Member of the Arkansas House of Representatives from the 4th district
- Incumbent
- Assumed office January 13, 2025
- Preceded by: Jack Fortner

Personal details
- Party: Republican
- Spouse: Kammi Statler
- Occupation: Pilot
- Website: jasonnazarenko.com

= Jason Nazarenko =

American politician

Jason Nazarenko is an American politician from Arkansas. In 2024, he was elected to represent the 4th district in the Arkansas House of Representatives, which contains Marion County and parts of Baxter County. A Republican, he is retired from the military. He is a Baptist. He lives in Cotter, Arkansas. He and his wife have two adult children.

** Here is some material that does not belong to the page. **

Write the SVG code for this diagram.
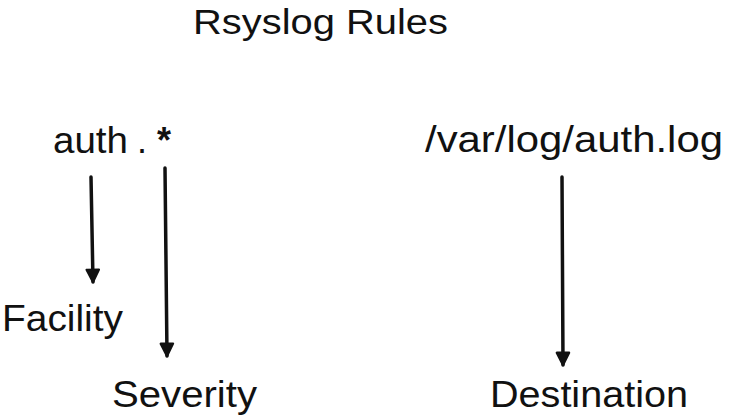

He began his military career as a cook, became a pilot, and then a Blackhawk helicopter pilot with the Army's elite 160th Special Operations Aviation Regiment also known as "The Night Stalkers". He holds a bachelors, two masters and is working to finish his PhD in Leadership and Organizational Change. He graduated from Embry Riddle Aeronautical University and Columbia Southern University. He retired from the military in 2019. He worked as an ambulance helicopter pilot and volunteers as the President for the Cotter Area Chamber of Commerce. He started and is the CEO for multiple small businesses after retiring. He and his wife renovated an old home and he was involved in building restorations in Cotter.